§ **Aim of the task**
Make an exact copy of the records, dropping all pictures.

[Source code of charts]
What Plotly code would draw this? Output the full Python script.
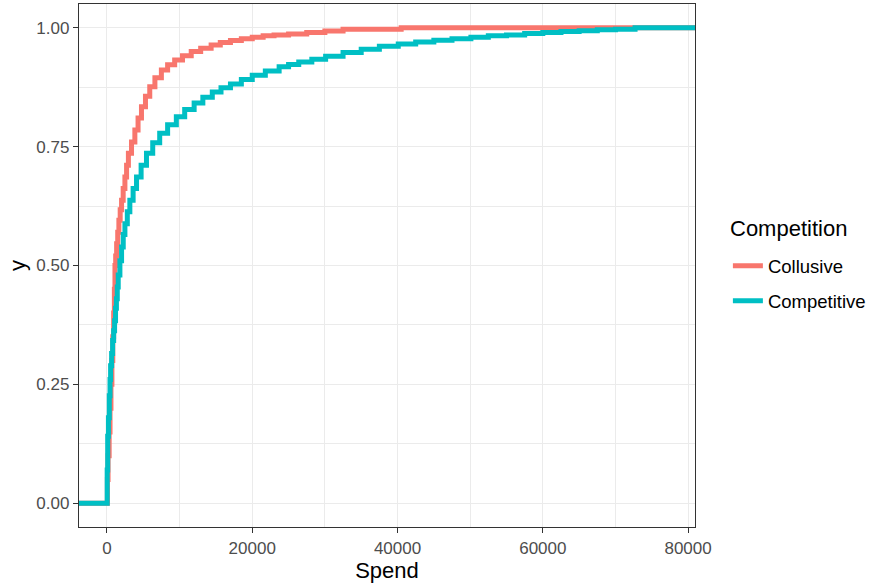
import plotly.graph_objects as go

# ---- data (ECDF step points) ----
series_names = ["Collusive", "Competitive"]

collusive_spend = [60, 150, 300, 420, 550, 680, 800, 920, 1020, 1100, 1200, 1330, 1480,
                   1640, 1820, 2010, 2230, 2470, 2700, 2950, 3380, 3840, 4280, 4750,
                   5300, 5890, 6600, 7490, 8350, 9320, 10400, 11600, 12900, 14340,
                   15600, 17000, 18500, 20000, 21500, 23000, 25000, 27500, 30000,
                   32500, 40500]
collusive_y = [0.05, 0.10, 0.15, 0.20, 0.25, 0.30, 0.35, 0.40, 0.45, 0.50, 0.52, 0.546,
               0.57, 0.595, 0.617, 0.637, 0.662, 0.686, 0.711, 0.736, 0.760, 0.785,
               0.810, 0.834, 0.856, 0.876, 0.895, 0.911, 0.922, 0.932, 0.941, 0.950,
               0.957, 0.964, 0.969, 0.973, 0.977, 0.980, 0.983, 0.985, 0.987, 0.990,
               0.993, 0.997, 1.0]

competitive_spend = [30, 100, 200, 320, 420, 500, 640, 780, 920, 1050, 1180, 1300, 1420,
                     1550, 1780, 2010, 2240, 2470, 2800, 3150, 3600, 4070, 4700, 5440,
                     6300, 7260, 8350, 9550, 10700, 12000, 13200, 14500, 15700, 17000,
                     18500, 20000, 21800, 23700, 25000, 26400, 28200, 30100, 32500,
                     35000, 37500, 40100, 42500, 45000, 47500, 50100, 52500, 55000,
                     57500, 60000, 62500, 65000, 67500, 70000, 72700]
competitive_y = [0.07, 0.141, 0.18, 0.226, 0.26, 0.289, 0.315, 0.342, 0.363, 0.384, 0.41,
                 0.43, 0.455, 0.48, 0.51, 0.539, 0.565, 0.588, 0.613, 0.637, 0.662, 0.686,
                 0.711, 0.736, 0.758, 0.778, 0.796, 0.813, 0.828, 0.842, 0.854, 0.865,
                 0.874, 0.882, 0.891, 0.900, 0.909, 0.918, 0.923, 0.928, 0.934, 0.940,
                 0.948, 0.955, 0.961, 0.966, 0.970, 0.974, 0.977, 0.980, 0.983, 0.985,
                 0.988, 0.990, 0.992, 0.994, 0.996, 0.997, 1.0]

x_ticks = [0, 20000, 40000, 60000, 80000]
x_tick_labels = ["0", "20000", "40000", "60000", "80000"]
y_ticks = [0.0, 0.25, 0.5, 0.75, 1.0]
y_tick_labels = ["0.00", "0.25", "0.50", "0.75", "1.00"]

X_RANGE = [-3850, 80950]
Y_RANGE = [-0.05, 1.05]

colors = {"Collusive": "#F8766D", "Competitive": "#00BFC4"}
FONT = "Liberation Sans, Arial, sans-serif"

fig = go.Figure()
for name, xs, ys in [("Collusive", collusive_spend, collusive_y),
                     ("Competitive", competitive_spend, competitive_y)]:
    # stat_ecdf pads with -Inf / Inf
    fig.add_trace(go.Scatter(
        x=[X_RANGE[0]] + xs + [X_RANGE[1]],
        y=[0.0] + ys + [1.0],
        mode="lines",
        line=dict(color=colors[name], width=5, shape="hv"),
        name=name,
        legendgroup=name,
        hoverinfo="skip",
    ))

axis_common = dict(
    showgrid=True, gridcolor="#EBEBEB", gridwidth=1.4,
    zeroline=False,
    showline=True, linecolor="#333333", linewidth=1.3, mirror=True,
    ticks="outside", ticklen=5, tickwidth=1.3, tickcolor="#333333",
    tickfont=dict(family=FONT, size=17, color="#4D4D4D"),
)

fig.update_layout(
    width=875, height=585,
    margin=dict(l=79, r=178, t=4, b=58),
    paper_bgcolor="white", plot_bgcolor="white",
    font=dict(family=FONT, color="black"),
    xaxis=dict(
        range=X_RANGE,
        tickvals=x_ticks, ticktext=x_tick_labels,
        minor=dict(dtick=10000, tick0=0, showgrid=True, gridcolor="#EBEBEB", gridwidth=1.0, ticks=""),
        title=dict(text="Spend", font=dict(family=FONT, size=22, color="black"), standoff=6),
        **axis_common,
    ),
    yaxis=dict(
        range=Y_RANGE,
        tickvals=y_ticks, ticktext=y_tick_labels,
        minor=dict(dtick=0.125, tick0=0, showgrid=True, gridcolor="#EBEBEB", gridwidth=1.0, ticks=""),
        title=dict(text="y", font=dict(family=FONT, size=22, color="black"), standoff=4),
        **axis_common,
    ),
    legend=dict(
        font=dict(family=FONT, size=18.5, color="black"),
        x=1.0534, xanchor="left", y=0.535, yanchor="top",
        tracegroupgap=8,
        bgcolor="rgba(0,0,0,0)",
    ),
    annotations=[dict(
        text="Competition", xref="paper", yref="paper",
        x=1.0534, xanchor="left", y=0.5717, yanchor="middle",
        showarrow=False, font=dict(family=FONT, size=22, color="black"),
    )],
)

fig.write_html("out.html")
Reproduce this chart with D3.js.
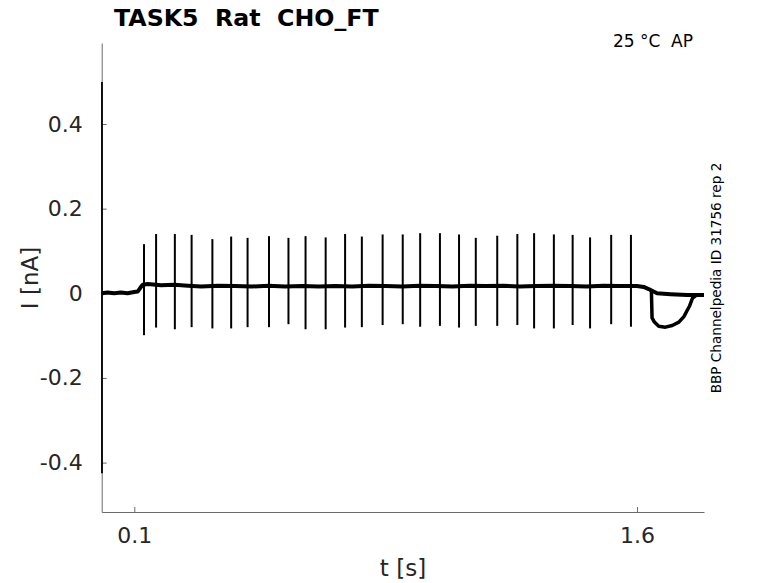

§ **Full solution**
What Plotly code would draw this? Output the full Python script.
import plotly.graph_objects as go

# ---- data (ECDF step points) ----
series_names = ["Collusive", "Competitive"]

collusive_spend = [60, 150, 300, 420, 550, 680, 800, 920, 1020, 1100, 1200, 1330, 1480,
                   1640, 1820, 2010, 2230, 2470, 2700, 2950, 3380, 3840, 4280, 4750,
                   5300, 5890, 6600, 7490, 8350, 9320, 10400, 11600, 12900, 14340,
                   15600, 17000, 18500, 20000, 21500, 23000, 25000, 27500, 30000,
                   32500, 40500]
collusive_y = [0.05, 0.10, 0.15, 0.20, 0.25, 0.30, 0.35, 0.40, 0.45, 0.50, 0.52, 0.546,
               0.57, 0.595, 0.617, 0.637, 0.662, 0.686, 0.711, 0.736, 0.760, 0.785,
               0.810, 0.834, 0.856, 0.876, 0.895, 0.911, 0.922, 0.932, 0.941, 0.950,
               0.957, 0.964, 0.969, 0.973, 0.977, 0.980, 0.983, 0.985, 0.987, 0.990,
               0.993, 0.997, 1.0]

competitive_spend = [30, 100, 200, 320, 420, 500, 640, 780, 920, 1050, 1180, 1300, 1420,
                     1550, 1780, 2010, 2240, 2470, 2800, 3150, 3600, 4070, 4700, 5440,
                     6300, 7260, 8350, 9550, 10700, 12000, 13200, 14500, 15700, 17000,
                     18500, 20000, 21800, 23700, 25000, 26400, 28200, 30100, 32500,
                     35000, 37500, 40100, 42500, 45000, 47500, 50100, 52500, 55000,
                     57500, 60000, 62500, 65000, 67500, 70000, 72700]
competitive_y = [0.07, 0.141, 0.18, 0.226, 0.26, 0.289, 0.315, 0.342, 0.363, 0.384, 0.41,
                 0.43, 0.455, 0.48, 0.51, 0.539, 0.565, 0.588, 0.613, 0.637, 0.662, 0.686,
                 0.711, 0.736, 0.758, 0.778, 0.796, 0.813, 0.828, 0.842, 0.854, 0.865,
                 0.874, 0.882, 0.891, 0.900, 0.909, 0.918, 0.923, 0.928, 0.934, 0.940,
                 0.948, 0.955, 0.961, 0.966, 0.970, 0.974, 0.977, 0.980, 0.983, 0.985,
                 0.988, 0.990, 0.992, 0.994, 0.996, 0.997, 1.0]

x_ticks = [0, 20000, 40000, 60000, 80000]
x_tick_labels = ["0", "20000", "40000", "60000", "80000"]
y_ticks = [0.0, 0.25, 0.5, 0.75, 1.0]
y_tick_labels = ["0.00", "0.25", "0.50", "0.75", "1.00"]

X_RANGE = [-3850, 80950]
Y_RANGE = [-0.05, 1.05]

colors = {"Collusive": "#F8766D", "Competitive": "#00BFC4"}
FONT = "Liberation Sans, Arial, sans-serif"

fig = go.Figure()
for name, xs, ys in [("Collusive", collusive_spend, collusive_y),
                     ("Competitive", competitive_spend, competitive_y)]:
    # stat_ecdf pads with -Inf / Inf
    fig.add_trace(go.Scatter(
        x=[X_RANGE[0]] + xs + [X_RANGE[1]],
        y=[0.0] + ys + [1.0],
        mode="lines",
        line=dict(color=colors[name], width=5, shape="hv"),
        name=name,
        legendgroup=name,
        hoverinfo="skip",
    ))

axis_common = dict(
    showgrid=True, gridcolor="#EBEBEB", gridwidth=1.4,
    zeroline=False,
    showline=True, linecolor="#333333", linewidth=1.3, mirror=True,
    ticks="outside", ticklen=5, tickwidth=1.3, tickcolor="#333333",
    tickfont=dict(family=FONT, size=17, color="#4D4D4D"),
)

fig.update_layout(
    width=875, height=585,
    margin=dict(l=79, r=178, t=4, b=58),
    paper_bgcolor="white", plot_bgcolor="white",
    font=dict(family=FONT, color="black"),
    xaxis=dict(
        range=X_RANGE,
        tickvals=x_ticks, ticktext=x_tick_labels,
        minor=dict(dtick=10000, tick0=0, showgrid=True, gridcolor="#EBEBEB", gridwidth=1.0, ticks=""),
        title=dict(text="Spend", font=dict(family=FONT, size=22, color="black"), standoff=6),
        **axis_common,
    ),
    yaxis=dict(
        range=Y_RANGE,
        tickvals=y_ticks, ticktext=y_tick_labels,
        minor=dict(dtick=0.125, tick0=0, showgrid=True, gridcolor="#EBEBEB", gridwidth=1.0, ticks=""),
        title=dict(text="y", font=dict(family=FONT, size=22, color="black"), standoff=4),
        **axis_common,
    ),
    legend=dict(
        font=dict(family=FONT, size=18.5, color="black"),
        x=1.0534, xanchor="left", y=0.535, yanchor="top",
        tracegroupgap=8,
        bgcolor="rgba(0,0,0,0)",
    ),
    annotations=[dict(
        text="Competition", xref="paper", yref="paper",
        x=1.0534, xanchor="left", y=0.5717, yanchor="middle",
        showarrow=False, font=dict(family=FONT, size=22, color="black"),
    )],
)

fig.write_html("out.html")
Reproduce this chart with D3.js.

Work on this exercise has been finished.